After articulating the depth of the impact on his younger self, Myers wrote: “Today I am a writer, but I also see myself as something of a landscape artist. I paint pictures of scenes for inner-city youth that are familiar, and I people the scenes with brothers and aunts and friends they all have met.”
“Monster,” a justly beloved 1999 courtroom novel about an empathetic, middle-class African-American kid who becomes ensnared in a robbery that results in a murder, is one of Myers’ paintings with words.
The story of 16-year-old Steve Harmon — labeled a monster at trial but actually a complicated young man — “Monster” is the latest show to be part of the Steppenwolf for Young Adults program. As adapted by Aaron Carter and directed by Hallie Gordon, it’s an interesting and intermittently potent show, but, alas, this live telling of Myers’ story struggles to deal with the novel’s narrative complexity in a way that translates to the stage and serves the work.
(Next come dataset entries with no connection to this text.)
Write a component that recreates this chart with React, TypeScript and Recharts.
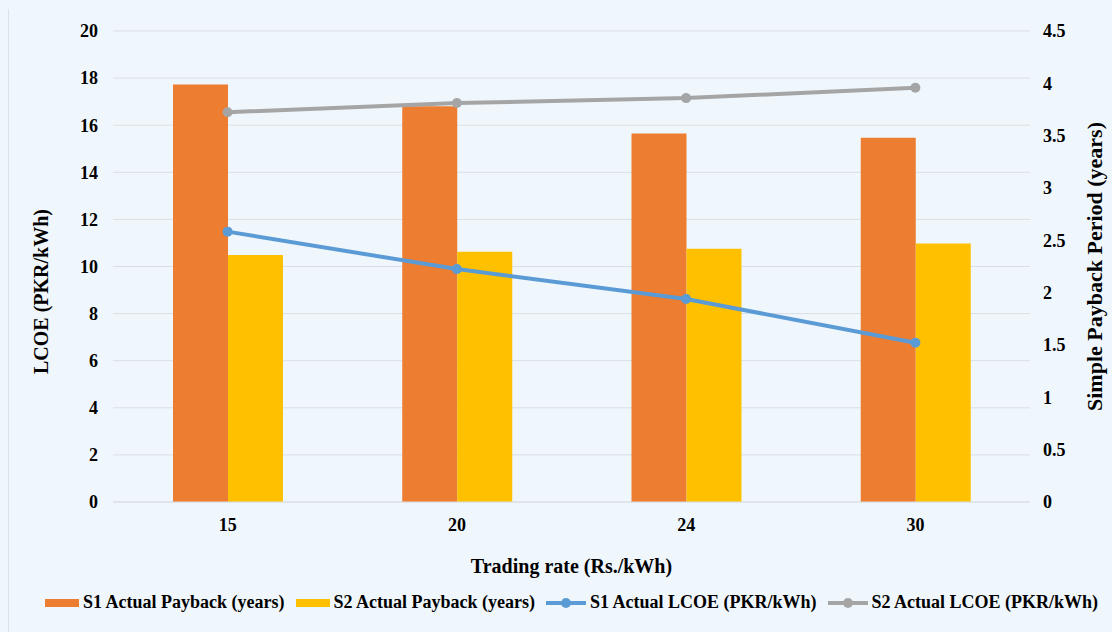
import React from "react";
import {
  ComposedChart,
  Bar,
  Line,
  XAxis,
  YAxis,
  CartesianGrid,
} from "recharts";

const tradingRates = ["15", "20", "24", "30"];
const s1Payback = [3.99, 3.78, 3.52, 3.48];
const s2Payback = [2.36, 2.39, 2.42, 2.47];
const s1Lcoe = [11.48, 9.89, 8.62, 6.76];
const s2Lcoe = [16.55, 16.94, 17.15, 17.59];

const lcoeTicks = [0, 2, 4, 6, 8, 10, 12, 14, 16, 18, 20];
const paybackTicks = [0, 0.5, 1, 1.5, 2, 2.5, 3, 3.5, 4, 4.5];

const FONT = "Liberation Serif";
const BG = "#f0f7fc";

const series = [
  { key: "s1Payback", name: "S1 Actual Payback (years)", color: "#ed7d31", kind: "bar" },
  { key: "s2Payback", name: "S2 Actual Payback (years)", color: "#ffc000", kind: "bar" },
  { key: "s1Lcoe", name: "S1 Actual LCOE (PKR/kWh)", color: "#5b9bd5", kind: "line" },
  { key: "s2Lcoe", name: "S2 Actual LCOE (PKR/kWh)", color: "#a5a5a5", kind: "line" },
];

const data = tradingRates.map((rate, i) => ({
  rate,
  s1Payback: s1Payback[i],
  s2Payback: s2Payback[i],
  s1Lcoe: s1Lcoe[i],
  s2Lcoe: s2Lcoe[i],
}));

const tickStyle = { fontFamily: FONT, fontSize: 18, fontWeight: 700, fill: "#000" };
const titleStyle = { fontFamily: FONT, fontSize: 20, fontWeight: 700, fill: "#000" };

// legend row sits under the x axis title
const LegendRow = () => (
  <div
    style={{
      position: "absolute",
      top: 592,
      left: 45,
      display: "flex",
      alignItems: "center",
      fontFamily: FONT,
      fontSize: 18,
      fontWeight: 700,
      color: "#000",
      whiteSpace: "nowrap",
    }}
  >
    {series.map((s) => (
      <div key={s.key} style={{ display: "flex", alignItems: "center", marginRight: 11 }}>
        {s.kind === "bar" ? (
          <span style={{ width: 34, height: 8, background: s.color, marginRight: 4 }} />
        ) : (
          <svg width={40} height={12} style={{ marginRight: 4 }}>
            <line x1={0} y1={6} x2={40} y2={6} stroke={s.color} strokeWidth={4} />
            <circle cx={20} cy={6} r={5} fill={s.color} />
          </svg>
        )}
        <span>{s.name}</span>
      </div>
    ))}
  </div>
);

export default function App() {
  return (
    <div
      style={{
        position: "absolute",
        left: 0,
        top: 0,
        width: 1112,
        height: 632,
        background: BG,
        fontFamily: FONT,
      }}
    >
      <div
        style={{
          position: "absolute",
          left: 8,
          top: 9,
          width: 1,
          height: 623,
          background: "#dbe3ea",
        }}
      />
      <ComposedChart
        width={1112}
        height={632}
        data={data}
        margin={{ top: 31, right: 0, bottom: 0, left: 0 }}
        barCategoryGap={60}
        barGap={0}
        style={{ fontFamily: FONT }}
      >
        <CartesianGrid vertical={false} stroke="#d9dfe4" yAxisId="lcoe" />
        <XAxis
          dataKey="rate"
          height={130}
          axisLine={{ stroke: "#d9dfe4" }}
          tickLine={false}
          tickSize={0}
          tickMargin={16}
          tick={tickStyle}
          label={{
            value: "Trading rate (Rs./kWh)",
            position: "insideTop",
            offset: 57,
            style: titleStyle,
          }}
        />
        <YAxis
          yAxisId="lcoe"
          orientation="left"
          width={113}
          domain={[0, 20]}
          ticks={lcoeTicks}
          axisLine={false}
          tickLine={false}
          tickSize={0}
          tickMargin={15}
          tick={tickStyle}
          label={{
            value: "LCOE (PKR/kWh)",
            angle: -90,
            position: "center",
            dx: -16,
            dy: 25,
            style: titleStyle,
          }}
        />
        <YAxis
          yAxisId="payback"
          orientation="right"
          width={82}
          domain={[0, 4.5]}
          ticks={paybackTicks}
          axisLine={false}
          tickLine={false}
          tickSize={0}
          tickMargin={13}
          tick={{ ...tickStyle, textAnchor: "start" }}
          label={{
            value: "Simple Payback Period (years)",
            angle: -90,
            position: "center",
            dx: 23,
            style: { ...titleStyle, fontSize: 22 },
          }}
        />
        <Bar
          yAxisId="payback"
          dataKey="s1Payback"
          name={series[0].name}
          fill={series[0].color}
          isAnimationActive={false}
        />
        <Bar
          yAxisId="payback"
          dataKey="s2Payback"
          name={series[1].name}
          fill={series[1].color}
          isAnimationActive={false}
        />
        <Line
          yAxisId="lcoe"
          dataKey="s1Lcoe"
          name={series[2].name}
          stroke={series[2].color}
          strokeWidth={4}
          dot={{ r: 5, fill: series[2].color, stroke: series[2].color, strokeWidth: 0 }}
          isAnimationActive={false}
        />
        <Line
          yAxisId="lcoe"
          dataKey="s2Lcoe"
          name={series[3].name}
          stroke={series[3].color}
          strokeWidth={4}
          dot={{ r: 5, fill: series[3].color, stroke: series[3].color, strokeWidth: 0 }}
          isAnimationActive={false}
        />
      </ComposedChart>
      <LegendRow />
    </div>
  );
}
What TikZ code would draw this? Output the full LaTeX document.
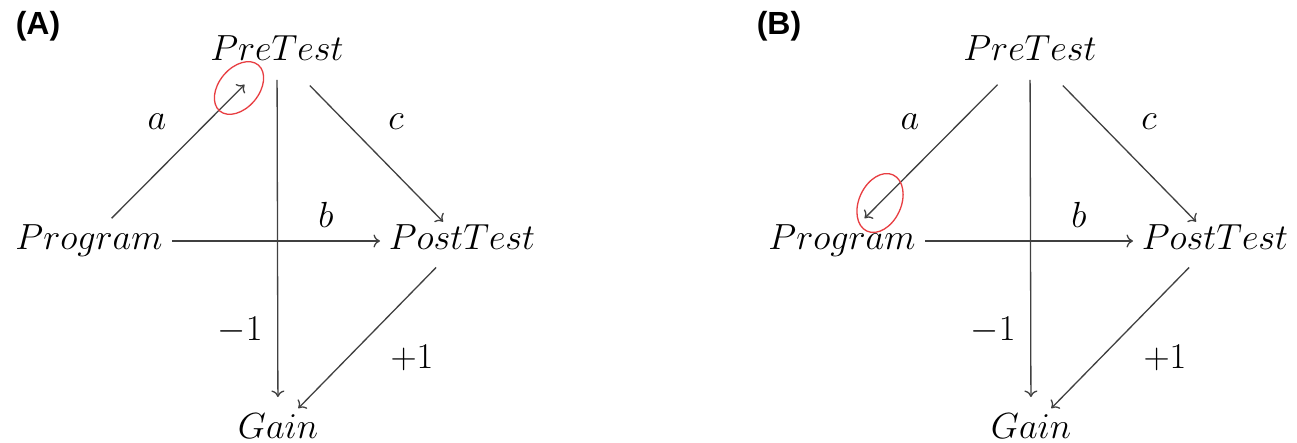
\documentclass[tikz,border=0pt]{standalone}
\usepackage{graphicx}
\usepackage{fontspec}
\newfontfamily\panelfont{Liberation Sans}
\usetikzlibrary{arrows.meta}
\definecolor{markred}{RGB}{232,62,66}
\newcommand{\varmath}[1]{\scalebox{1.46}{\fontsize{24.88}{30}\selectfont$#1$}}
\begin{document}
\begin{tikzpicture}[x=1pt,y=-1pt,
  var/.style={inner sep=0pt, text height=25pt, text depth=7pt},
  lab/.style={inner sep=0pt},
  conn/.style={draw=black!75, line width=1.3pt, -{To[length=6.5pt,width=13pt]}},
  panel/.style={inner sep=0pt, font=\panelfont\bfseries\fontsize{32}{36}\selectfont},
  redmark/.style={draw=markred, line width=1.3pt}
]
\useasboundingbox[fill=white] (0,0) rectangle (1297,443);
% ---------- Panel A ----------
\node[panel] (pA) at (38,26) {(A)};
\node[var] (preA)  at (277,52)  {\varmath{PreTest}};
\node[var] (progA) at (89,241)  {\varmath{Program}};
\node[var] (postA) at (462,241) {\varmath{PostTest}};
\node[var] (gainA) at (278,429) {\varmath{Gain}};
\draw[conn, shorten <=32pt, shorten >=46pt] (progA.center) -- (preA.center);
\draw[conn, shorten <=47pt, shorten >=27pt] (preA.center) -- (postA.center);
\draw[conn, shorten <=83pt, shorten >=82pt] (progA.center) -- (postA.center);
\draw[conn, shorten <=28pt, shorten >=32pt] (preA.center) -- (gainA.center);
\draw[conn, shorten <=37pt, shorten >=29pt] (postA.center) -- (gainA.center);
\node[lab] (laA) at (157,122) {\varmath{a}};
\node[lab] (lcA) at (396,122) {\varmath{c}};
\node[lab] (lbA) at (326,215) {\varmath{b}};
\node[lab] (lmA) at (240,330) {\varmath{-1}};
\node[lab] (lpA) at (412,358) {\varmath{+1}};
\draw[redmark, rotate around={-40:(239,88)}] (239,88) ellipse (20 and 30);
% ---------- Panel B ----------
\node[panel] (pB) at (779,26) {(B)};
\node[var] (preB)  at (1030,52)  {\varmath{PreTest}};
\node[var] (progB) at (842,241)  {\varmath{Program}};
\node[var] (postB) at (1215,241) {\varmath{PostTest}};
\node[var] (gainB) at (1031,429) {\varmath{Gain}};
\draw[conn, shorten <=46pt, shorten >=32pt] (preB.center) -- (progB.center);
\draw[conn, shorten <=47pt, shorten >=27pt] (preB.center) -- (postB.center);
\draw[conn, shorten <=83pt, shorten >=82pt] (progB.center) -- (postB.center);
\draw[conn, shorten <=28pt, shorten >=32pt] (preB.center) -- (gainB.center);
\draw[conn, shorten <=37pt, shorten >=29pt] (postB.center) -- (gainB.center);
\node[lab] (laB) at (910,122) {\varmath{a}};
\node[lab] (lcB) at (1149,122) {\varmath{c}};
\node[lab] (lbB) at (1079,215) {\varmath{b}};
\node[lab] (lmB) at (993,330) {\varmath{-1}};
\node[lab] (lpB) at (1165,358) {\varmath{+1}};
\draw[redmark, rotate around={-25:(880,203)}] (880,203) ellipse (21 and 31);
\end{tikzpicture}
\end{document}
It’s tough. The novel is structured like a screenplay, as interspersed with “handwritten” entries from the leading character’s diary. The reason for the experimental form is that Myers was fundamentally interested in the perception gap: how this kid would make his own movie of his out-of-body experience in the criminal justice system and how that clashes with the system’s perception of him. The work isn’t intended as a straightforward apologia for Steve (played by Daniel Kyri), but it does invite the reader to consider reductive terms like “monster” when, in fact, the situation is considerably more complex.
This is not an easy book to adapt as a play, and Carter has ended up with a lot of linkage involving Steve saying “cut” or “fade to” or “close-up on,” which works fine on the page but jars when you’re watching a dramatization. It feels weird for the act of dramatization to be unacknowledged when Steve is so sophisticated when it comes to how stories are told. Why doesn’t he know he’s also the narrator in a play?
Filmmaking is one of Steve’s main interests (and maybe his salvation) so it probably would have done too much violence to the book to have him just be writing a play instead. But it doesn’t work so well to read out so much of the screenplay boilerplate — it gets repetitive and, frankly, it also gets in the way of what matters most, which is what is going on inside the leading character’s head as he tries to deal with his life imploding after what feels like a mistake most any of us could make, given Steve’s circumstances.
Kyri, a talented young actor, does show us some of that. And several of the actors (who play multiple roles) offer rich performances as people caught in the dehumanizing spiral of a system that operates only in binary terms. Namir Smallwood brings emotional complexity and Alana Arenas and Kenn E. Head, who play Steve’s very functional parents, are moving. You get the sense of how chaos can befall us all; you think back to your own mistakes.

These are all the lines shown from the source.